Sign up for the paNOW newsletter

Stay Focused on Jobs and Growth

Feb 20, 2014 | 8:27 AM

Last week, the Conservative Government introduced Economic Action Plan 2014 – the next step in our plan for job creation and economic growth.

Canada’s recovery from the recent global recession has been among the strongest in the world with over 1 million more Canadians now working than at the worst of the recession – the best job creation record among all G-7 countries, including Germany.

But we all know there is still more to do. Too many Canadians are still looking for work and the global economic recovery remains fragile at best, especially in Europe and the United States.

That’s why our Government is staying squarely focused on the economy. We’re moving forward with a positive plan that will help create jobs and grow our economy, all while keeping taxes low and remaining on track for balanced budgets in 2015.

Since 2006, the Harper Government has been keeping Canada on the right path for economic growth. This includes lowering taxes over 160 times, which will save the average Canadian family nearly $3,400 on their tax bill in 2014. We’ve also cut taxes for job-creating businesses, allowing them to hire more workers, and have opened up new markets for Canadian goods and services, most recently through the historic Canada-European Union Trade Agreement.

To help Canadians get the skills and training they need to succeed, our Plan also moves forward with the Canada Job Grant to connect people looking for work directly with in-demand jobs.

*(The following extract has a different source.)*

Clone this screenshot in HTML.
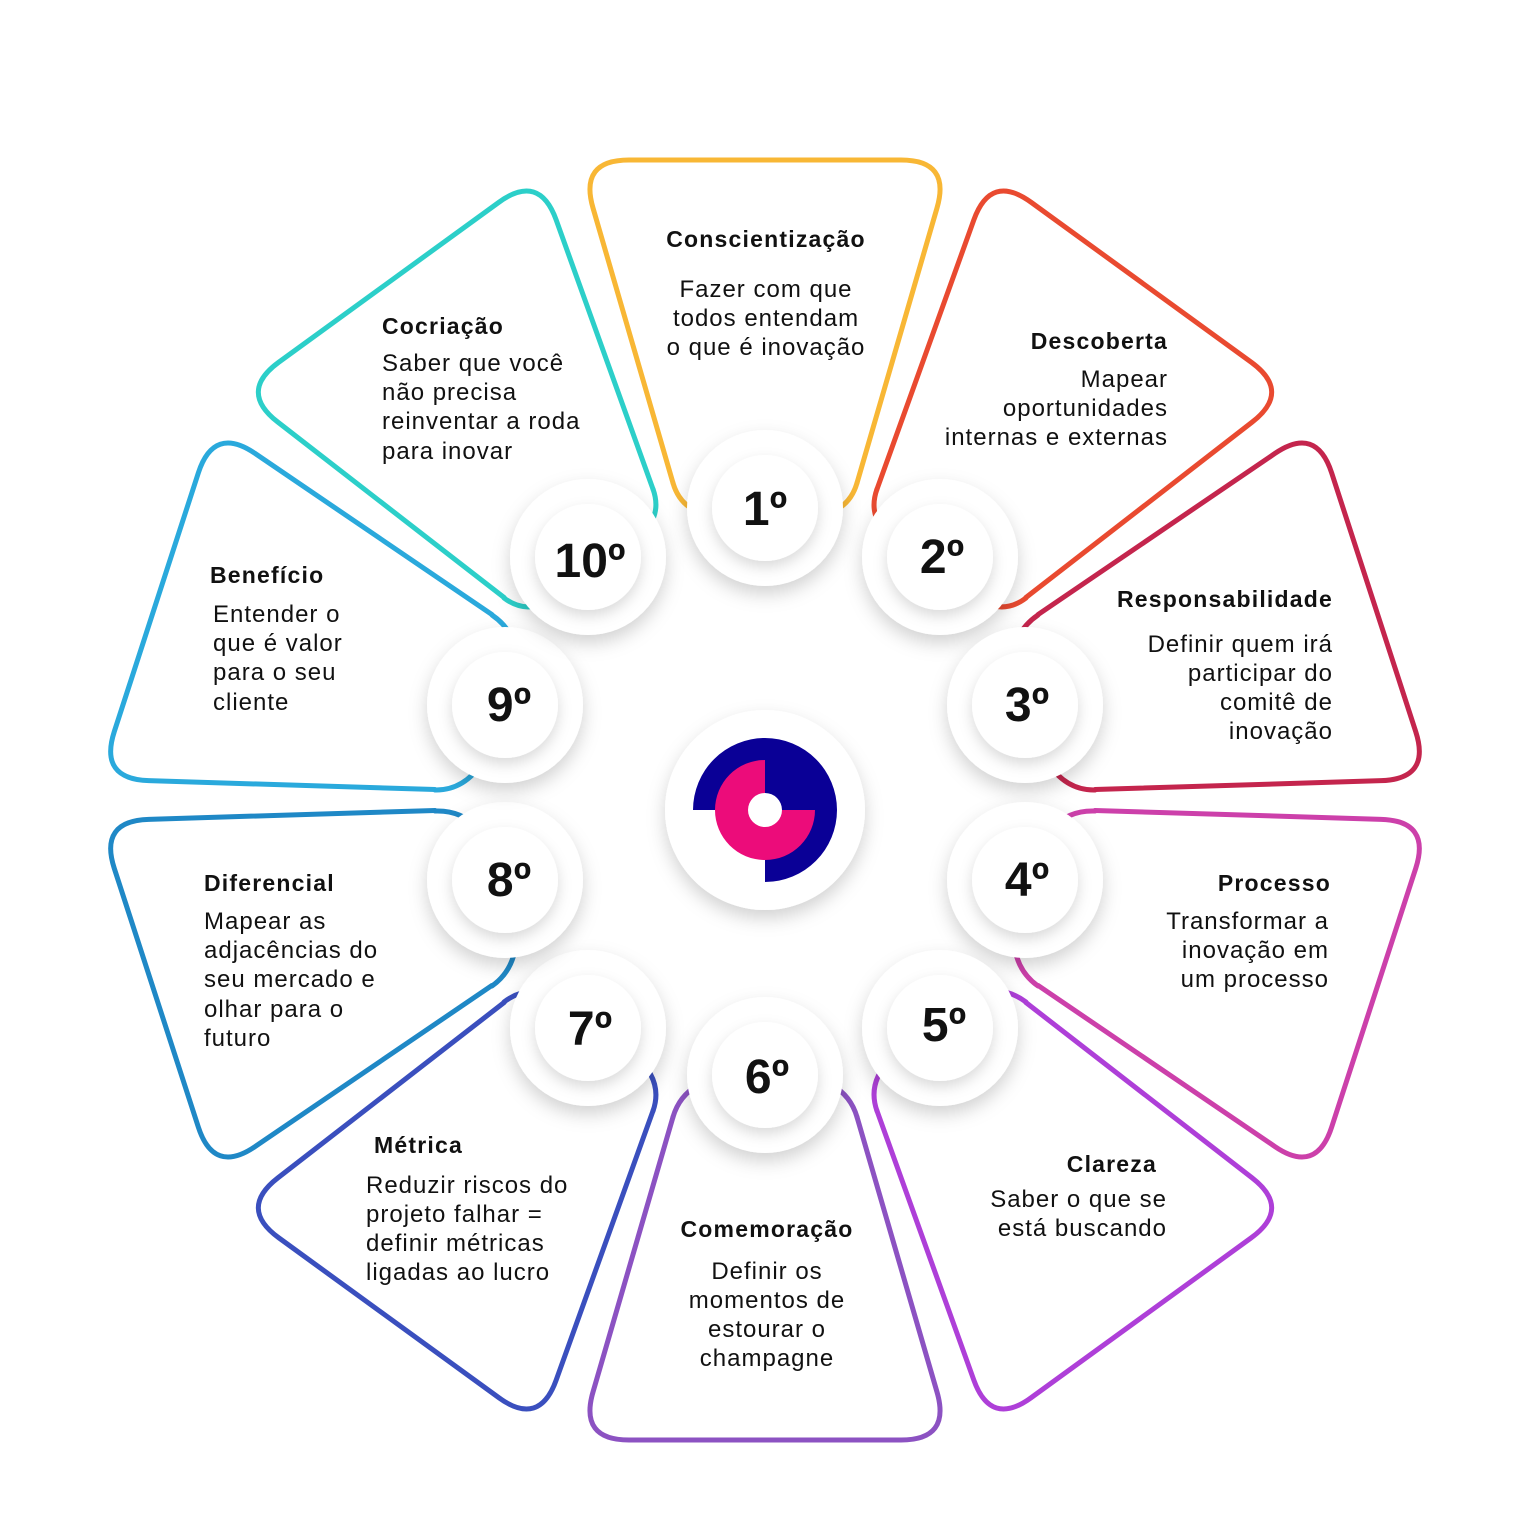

We’re also introducing the Canada Apprentice Loan to give access to student loans to apprentices for the first time ever.

Economic Action Plan 2014 includes key measures to support Saskatchewan families and strengthen our economy, while keeping taxes low and returning to balanced budgets in 2015, including:

o Launching the Canada Job Grant: so that Canadians can get the skills training they need to get in-demand jobs.

o Creating the Canada Apprentice Loan: which will provide apprentices in Red Seal trades access to over $100 million in interest-free loans each year.

o Launching a Job Matching Service: this new service will automatically match Canadians looking for work with employers looking to hire them.

o Increasing Paid Internships for Young Canadians: investing $55 million to create paid internships for recent graduates in small and medium-sized businesses and in high-demand fields.

o Helping Older Workers Get Back to Work: investing $75 million in the Targeted Initiative for Older Workers to support older workers who want to participate in the job market.

o Cutting Red Tape for Small Business: cutting 800,000 payroll remittances for 50,000 small businesses.

o Making Landmark Investments in Research & Innovation: $1.5 billion over the next decade for research at universities through the Canada First Research Excellence Fund.

o Conserving Canada’s Natural Heritage: investing in Canada’s national parks and historic canals, conserving recreational fisheries, expanding tax relief for the environmental conservation of lands, encouraging clean energy generation with tax relief to new green technologies, and more.

o Supporting Families: enhancing tax relief for families adopting a child, expanding tax relief for health-related services, capping wholesale wireless rates to make service more affordable, cracking down on cross-border price discrimination, and more.

o Strengthening Communities: improving broadband in rural and remote communities, establishing a $200 million National Disaster Mitigation Program to help communities prepare for natural disasters, introducing a Search and Rescue Volunteers Tax Credit, and more.

o Standing Up for Victims of Crime: implementing the Victim’s Bill of Rights and proving funding for a DNA-based Missing Persons Index.

o Supporting and Honouring Veterans: investing $108.2 million over three years (starting in 2013–14) to expand eligibility for the Funeral and Burial Program. This will ensure that modern-day veterans of modest means have access to a dignified funeral and burial.

Equally important, our Plan keeps Canada on track to balance the budget in 2015. From Greece to Detroit, we’ve seen the consequences of governments that don’t focus on putting their fiscal house in order. Balanced budgets do more than signal stability and make Canada a more attractive place to invest, they also keep taxes low and ensure our children and grandchildren aren’t saddled with our debt.

However, unlike the previous Liberal government, who balanced the budget on the backs of the provinces, our Conservative Government continued to grow provincial transfers to record levels. For Saskatchewan, Economic Action Plan 2014 confirmed that transfers will total $1.4 billion in 2014-15 – a whopping 31% increase from under the previous Liberal government.

While the Liberals radically slashed transfers to Saskatchewan, decimating the health care, education and other important social services that families here rely on, under our Conservative Government federal support has grown to historic levels, and will continue to grow into the future.

While the NDP and Liberals don’t agree with getting back to balanced budgets, instead pushing big risky spending schemes and new taxes that will take more out of your pockets, the Harper Government will stick to its proven low-tax plan for job creation and economic growth.